27 “You have heard that it was said, ‘You shall not commit adultery.’ 28 But
I tell you that anyone who looks at a woman lustfully has already
committed adultery with her in his heart. 29 If your right eye causes you to
stumble, gouge it out and throw it away. It is better for you to lose one
part of your body than for your whole body to be thrown into hell. 30 And if
your right hand causes you to stumble, cut it off and throw it away. It is
better for you to lose one part of your body than for your whole body to
go into hell.

31 “It has been said, ‘Anyone who divorces his wife must give her a
certificate of divorce.’ 32 But I tell you that anyone who divorces his wife,
except for sexual immorality, makes her the victim of adultery, and
anyone who marries a divorced woman commits adultery.

33 “Again, you have heard that it was said to the people long ago, ‘Do not
break your oath, but fulfill to the Lord the vows you have made.’ 34 But I
tell you, do not swear an oath at all: either by heaven, for it is God’s
throne; 35 or by the earth, for it is his footstool; or by Jerusalem, for it is
the city of the Great King. 36 And do not swear by your head, for you
cannot make even one hair white or black. 37 All you need to say is simply
‘Yes’ or ‘No’; anything beyond this comes from the evil one.

1. What is your initial response to these verses?

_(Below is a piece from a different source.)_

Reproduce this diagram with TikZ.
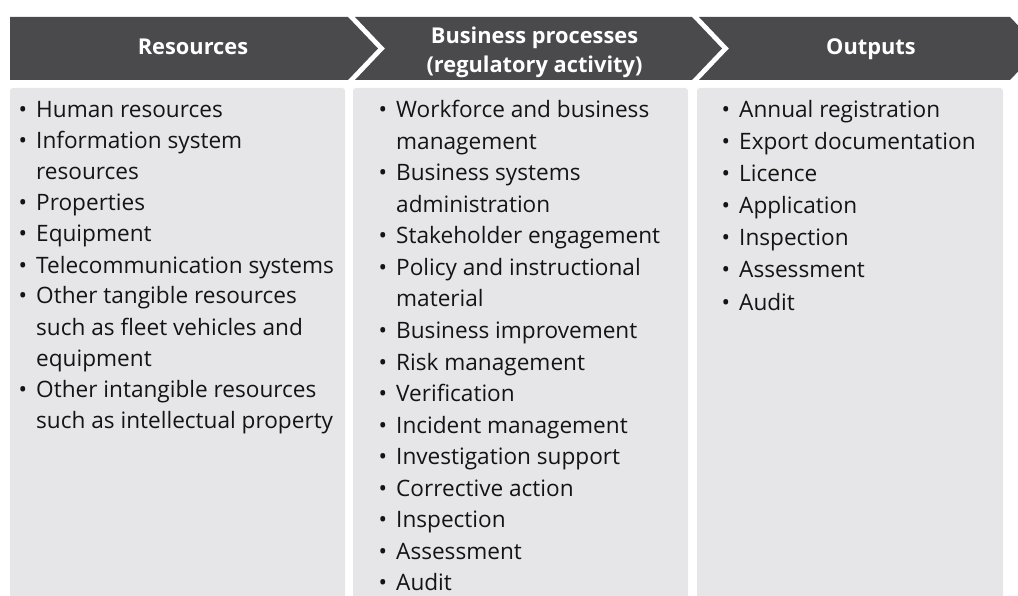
\documentclass[tikz,border=0pt]{standalone}
\usepackage{fontspec}
\setmainfont{Open Sans}
\definecolor{hdr}{HTML}{4A4A4C}
\definecolor{boxfill}{HTML}{E6E6E8}
\definecolor{txt}{HTML}{141414}
\newcommand{\bul}{\llap{\textbullet\hspace{9pt}}}
\begin{document}
\begin{tikzpicture}[x=1pt,y=-1pt,
  hdrshape/.style={fill=hdr, draw=none},
  colbox/.style={fill=boxfill, draw=none, rounded corners=3pt},
  hdrtext/.style={text=white, font=\fontsize{21.8}{28.7}\selectfont\bfseries, align=center, inner sep=0pt},
  item/.style={anchor=base west, inner sep=0pt, text=txt, font=\fontsize{22.6}{26}\selectfont}]
\useasboundingbox (0,0) rectangle (1018,596);
\clip (0,0) rectangle (1018,596);
% header chevrons
\fill[hdrshape] (10,17) -- (348,17) -- (378,48.5) -- (348,80) -- (10,80) -- cycle;
\fill[hdrshape] (355,17) -- (692,17) -- (722,48.5) -- (692,80) -- (355,80) -- (385,48.5) -- cycle;
\fill[hdrshape] (699,17) -- (1010,17) -- (1040,48.5) -- (1010,80) -- (699,80) -- (729,48.5) -- cycle;
% column boxes
\fill[colbox] (10,88) rectangle (345,620);
\fill[colbox] (353,88) rectangle (688,620);
\fill[colbox] (697,88) rectangle (1003,620);
% header texts
\node[hdrtext, anchor=base] (h1) at (193,55) {Resources};
\node[hdrtext] (h2) at (534.5,52.3) {Business processes\\(regulatory activity)};
\node[hdrtext, anchor=base] (h3) at (871,55) {Outputs};
% left column
\foreach \t [count=\i] in {\bul Human resources, \bul Information system, resources, \bul Properties, \bul Equipment, \bul Telecommunication systems, \bul Other tangible resources, such as fleet vehicles and, equipment, \bul Other intangible resources, such as intellectual property}
  \node[item] (L\i) at (36,{118+31*(\i-1)}) {\t};
% middle column
\foreach \t [count=\i] in {\bul Workforce and business, management, \bul Business systems, administration, \bul Stakeholder engagement, \bul Policy and instructional, material, \bul Business improvement, \bul Risk management, \bul Verification, \bul Incident management, \bul Investigation support, \bul Corrective action, \bul Inspection, \bul Assessment, \bul Audit}
  \node[item] (M\i) at (396,{118+31.5*(\i-1)}) {\t};
% right column
\foreach \t [count=\i] in {\bul Annual registration, \bul Export documentation, \bul Licence, \bul Application, \bul Inspection, \bul Assessment, \bul Audit}
  \node[item] (R\i) at (739,{118+32*(\i-1)}) {\t};
\end{tikzpicture}
\end{document}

2. In light of the context that Jesus is shaping the hearts of his disciples,
what do you think is Jesus’ point in using exaggerated language?

3. In what ways might these verses be a practical application of Jesus’
summary of the Law (i.e. to love God with all of your heart, soul, and mind
and to love your neighbor as yourself, Matthew 22:34-40)?

4. In what ways are Jesus’ words in verses 27-37 both counter-cultural
and difficult?

5. God’s love, grace and ability to redeem any difficult situation in our
lives is at the heart of the good news. Without that, these verses could
easily be interpreted in legalistic or judgmental ways. For example, in the
first century, men could divorce their wives with little or no reason, leaving
them destitute. What does Jesus call his disciples to value in these
verses? In what way is He wanting to (trans)form our heart, soul and
mind?

6. What practical steps can you/we take to live into Jesus’ call here? How
can we pray for one another?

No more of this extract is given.